When you add this investment in failure with gatekeeping, you have a heavily resistant employee who you need to redirect. We already understand from behavioral research about resistance to change. As we are immersed in our culture of work, we learn habits through repetition. We also learn duck and keep our heads down in the workplace. Too much visibility can invite blame. We learn how to deflect blame and hide from it. Dilbert entertains me because of the constant gatekeeping and deflecting of blame, almost always in Dilbert’s direction.

Here is a quote I truly believe in:

“Get the right people on the bus and the wrong people off the bus.”

Jim Collins, Good to Great

Some employees are truly destructive to an organization. I hate to admit this, but I found it to be true. I have also discovered that they will choose to leave if you are successful with a Lean Implementation. When their work results become measureable, the spotlight of failure is too acute for them to endure—and they leave. And the usually have enough traditional achievements (buzzword achievements that traditional workplaces love), finding a new job is not that difficult. Be thankful for that.

If the gatekeeper is not very marketable, you are left with a difficult choice. Do you attempt to turn the employee to the light, or do you let them go? I have made both decisions. Sometimes turning the employee doesn’t work and they get more disgruntled as others start to improve radically. They begrudgingly go along and talk the talk. But there is no walking the walk. They refuse to engage with the Gemba. I had one employee do multiple Google searches looking for dirt on me. They attack behind the scene, bad mouth you to everyone that will lesson and try to enlist other employees in their attack.

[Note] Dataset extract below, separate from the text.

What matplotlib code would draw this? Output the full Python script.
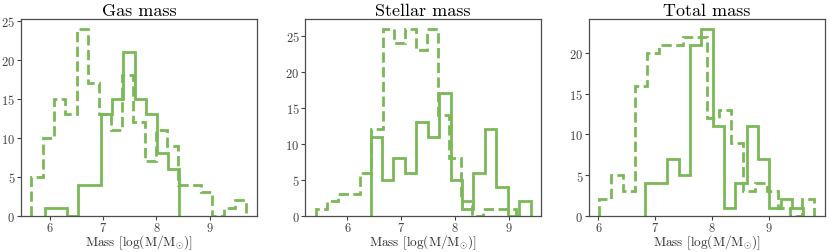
import matplotlib
matplotlib.use('Agg')
import matplotlib.pyplot as plt
import numpy as np

plt.rcParams['font.family'] = ['cmr10', 'DejaVu Serif']
plt.rcParams['mathtext.fontset'] = 'cm'
plt.rcParams['axes.formatter.use_mathtext'] = True

GREEN = '#79b956'

# Gas mass
gas_dash_start, gas_dash_width = 5.66, 0.2116
gas_dash = [5, 10, 15, 13, 24, 17, 13, 11, 18, 12, 7, 11, 9, 4, 4, 3, 0, 1, 2]
gas_solid_start, gas_solid_width = 5.907, 0.2103
gas_solid = [1, 1, 0, 4, 4, 13, 15, 21, 15, 13, 8, 6]

# Stellar mass
stel_dash_start, stel_dash_width = 5.414, 0.2068
stel_dash = [1, 2, 3, 3, 6, 12, 26, 24, 26, 23, 26, 14, 8, 2, 0, 1, 1, 1]
stel_solid_start, stel_solid_width = 6.431, 0.2121
stel_solid = [11, 5, 8, 6, 13, 11, 17, 5, 1, 6, 12, 4, 0, 2]

# Total mass
tot_dash_start, tot_dash_width = 6.017, 0.2097
tot_dash = [2, 5, 3, 16, 20, 21, 21, 22, 22, 12, 13, 9, 3, 4, 3, 1, 0, 2]
tot_solid_start, tot_solid_width = 6.811, 0.1993
tot_solid = [4, 4, 7, 5, 21, 23, 11, 1, 4, 11, 7, 1, 2, 1]

panels = [
    ('Gas mass', (gas_dash_start, gas_dash_width, gas_dash),
     (gas_solid_start, gas_solid_width, gas_solid)),
    ('Stellar mass', (stel_dash_start, stel_dash_width, stel_dash),
     (stel_solid_start, stel_solid_width, stel_solid)),
    ('Total mass', (tot_dash_start, tot_dash_width, tot_dash),
     (tot_solid_start, tot_solid_width, tot_solid)),
]

W, H = 830, 253
fig = plt.figure(figsize=(W / 100, H / 100), dpi=100)
lefts = [20.7, 305, 588.7]
ax_w = 236.3
top, bottom = 20.3, 216.7

for left, (title, dash, solid) in zip(lefts, panels):
    ax = fig.add_axes([left / W, (H - bottom) / H, ax_w / W, (bottom - top) / H])
    for (start, width, counts), ls in [(dash, '--'), (solid, '-')]:
        edges = start + width * np.arange(len(counts) + 1)
        ax.stairs(counts, edges, color=GREEN, lw=2, ls=ls)
    ax.set_ylim(bottom=0)
    ax.set_title(title, fontsize=13, pad=3)
    ax.set_xlabel(r'Mass [log(M/M$_{\odot}$)]', fontsize=9.5, labelpad=-1, color='0.2')
    ax.tick_params(labelsize=9, length=3, width=0.8, colors='0.25', pad=1)
    for sp in ax.spines.values():
        sp.set_color('0.3')
        sp.set_linewidth(0.9)

fig.savefig('out.png', dpi=100)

I experienced this type of attack from a group of employees all working in the same system but in different places. As I introduced Lean, and their jobs improved, a number of them left, but an equal number stayed. Before long, our systems improvements and training made this group into one of the most respected in the state. For years, one of them would receive one of two awards given annually from among over 500 similar employees in the state. We had 11 in this group. They received one of the 2 prestigious every year for a few years in a row. They didn’t receive this award in prior years. Lean was the only intervening change.

Letting employees go can help with a Lean Transformation. But it also creates fear in the organization about becoming the next one to be let go. You need to communicate with employees and let them know what you are doing, and why you believe it will be successful.

I am still conflicted about how to handle Capes and Gatekeepers. They are generally very good, adaptive employees who could be very successful in a Lean Implementation. And if you can turn them to the light, they inspire others. The favor they gain by helping other employees navigate the system can pay dividends when those other employees see the change in their Cape.

There is no easy answer. There is a good answer on the hiring side. You hire to a Lean Culture. You get buy in before the employee is hired. If you have them make a commitment to Lean before they are hired, you can have a conversation about their commitment if they don’t follow through.